Le troisième axe regroupe des recommandations visant à soutenir les personnels pour lutter contre les violences en milieu scolaire et à structurer une "culture du signalement", laquelle passerait par une formation initiale et continue de l'ensemble des personnels de tous les établissements et par la mise en place d'une cellule nationale (Signal Éduc) afin de recueillir des signalements de violences commises par des adultes à l'école.

Des rapports de contrôle adressés aux collectivités

Le quatrième axe entend "lever le tabou des contrôles de l'État sur les établissements privés sous contrat". Pour cela, les rapporteurs souhaitent confier à la direction générale de l'enseignement scolaire les mêmes missions, s'agissant des établissements privés sous contrat, que celles qui lui sont confiées pour les établissements publics, instituer au moins un contrôle complet des établissements privés tous les cinq ans, et intégrer des mesures de prévention et de lutte contre les violences physiques et sexuelles dans les clauses des contrats liant les établissements privés à l'État.

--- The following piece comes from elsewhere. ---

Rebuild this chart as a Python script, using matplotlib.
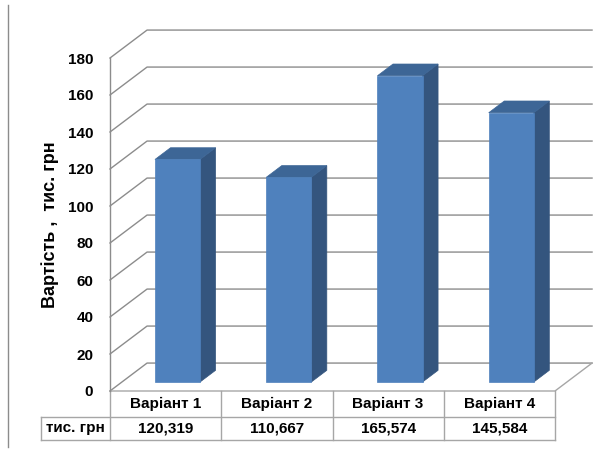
import matplotlib
matplotlib.use("Agg")
import matplotlib.pyplot as plt
from matplotlib.patches import Polygon
from matplotlib.lines import Line2D
from matplotlib.transforms import blended_transform_factory

categories = ["Варіант 1", "Варіант 2", "Варіант 3", "Варіант 4"]
values = [120.319, 110.667, 165.574, 145.584]
row_label = "тис. грн"
y_label = "Вартість ,  тис. грн"
y_ticks = list(range(0, 181, 20))

FRONT = "#4F81BD"
SIDE = "#34557E"
TOP = "#3D6696"
GRID = "#8C8C8C"
TABLE = "#A6A6A6"

# depth of the 3d box, in data units (full depth)
DEPTH_X = 0.333
DEPTH_Y = 15.1


def pt(x, v, t):
    return (x + t * DEPTH_X, v + t * DEPTH_Y)


plt.rcParams["font.family"] = ["Liberation Sans", "DejaVu Sans"]

fig = plt.figure(figsize=(6.09, 4.54), dpi=100)
ax = fig.add_axes([110 / 609, 1 - 391 / 454, 445 / 609, 333 / 454])
ax.set_xlim(0, len(categories))
ax.set_ylim(0, 180)
n = len(categories)

# back wall gridlines + left wall diagonals
for v in y_ticks:
    xs, ys = zip(pt(0, v, 0), pt(0, v, 1), pt(n, v, 1))
    ax.plot(xs, ys, color=GRID, lw=1.0, clip_on=False, zorder=1)

# floor edges
xs, ys = zip(pt(0, 0, 0), pt(n, 0, 0), pt(n, 0, 1))
ax.plot(xs, ys, color=TABLE, lw=1.0, clip_on=False, zorder=1)

# bars
t0, t1 = 0.32, 0.74
bw = 0.405
for i, h in enumerate(values):
    x0 = i + 0.5 - bw / 2
    x1 = i + 0.5 + bw / 2
    front = [pt(x0, 0, t0), pt(x1, 0, t0), pt(x1, h, t0), pt(x0, h, t0)]
    side = [pt(x1, 0, t0), pt(x1, 0, t1), pt(x1, h, t1), pt(x1, h, t0)]
    top = [pt(x0, h, t0), pt(x1, h, t0), pt(x1, h, t1), pt(x0, h, t1)]
    for poly, c in ((side, SIDE), (top, TOP), (front, FRONT)):
        ax.add_patch(Polygon(poly, closed=True, facecolor=c, edgecolor=c,
                             lw=0.5, clip_on=False, zorder=3))

for s in ("top", "right", "bottom"):
    ax.spines[s].set_visible(False)
ax.spines["left"].set_color(GRID)
ax.spines["left"].set_linewidth(1.0)
ax.set_xticks([])
ax.set_yticks(y_ticks)
ax.set_yticklabels([str(v) for v in y_ticks], fontsize=11, fontweight="bold")
ax.tick_params(axis="y", length=0, pad=12)
ax.patch.set_visible(False)

# data table under the chart
tr = blended_transform_factory(ax.transData, ax.transAxes)
row_top, row_mid, row_bot = 0.0, -0.078, -0.147
left_x = -0.62
for i in range(n + 1):
    ax.add_artist(Line2D([i, i], [row_top, row_bot], color=TABLE, lw=1.0,
                         transform=tr, clip_on=False))
ax.add_artist(Line2D([left_x, left_x], [row_mid, row_bot], color=TABLE, lw=1.0,
                     transform=tr, clip_on=False))
for yy in (row_mid, row_bot):
    ax.add_artist(Line2D([left_x, n], [yy, yy], color=TABLE, lw=1.0,
                         transform=tr, clip_on=False))
for i, (c, v) in enumerate(zip(categories, values)):
    ax.text(i + 0.5, (row_top + row_mid) / 2, c, transform=tr, ha="center",
            va="center", fontsize=11, fontweight="bold")
    ax.text(i + 0.5, (row_mid + row_bot) / 2, f"{v:.3f}".replace(".", ","),
            transform=tr, ha="center", va="center", fontsize=11,
            fontweight="bold")
ax.text(left_x / 2, (row_mid + row_bot) / 2, row_label, transform=tr,
        ha="center", va="center", fontsize=11, fontweight="bold")

fig.text(50 / 609, 1 - 225 / 454, y_label, rotation=90, ha="center",
         va="center", fontsize=13, fontweight="bold")

# chart frame left edge
fig.add_artist(Line2D([8 / 609, 8 / 609], [1 - 5 / 454, 1 - 447 / 454],
                      color=GRID, lw=1.0))

fig.savefig("out.png", dpi=100)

Enfin, le cinquième et dernier axe, de loin le plus fourni avec seize recommandations, entend "refonder les inspections pour garantir la protection des élèves". Il insiste sur différents points de procédure, et en particulier une systématisation du caractère inopiné des enquêtes administratives et sur une diffusion, également systématique, d'un appel à témoins lors des enquêtes administratives. On y remarque encore la volonté de graduer les sanctions selon les manquements constatés, depuis la publication du rapport d'inspection jusqu'à la fermeture administrative. 
En outre, il est demandé que le recteur puisse proposer au préfet de fermer un établissement. Par ailleurs, la commission souhaite que les rapports de contrôle soient adressés à l'ensemble des membres du conseil d'administration de l'établissement et aux membres des commissions compétentes des conseils élus des collectivités territoriales contributrices.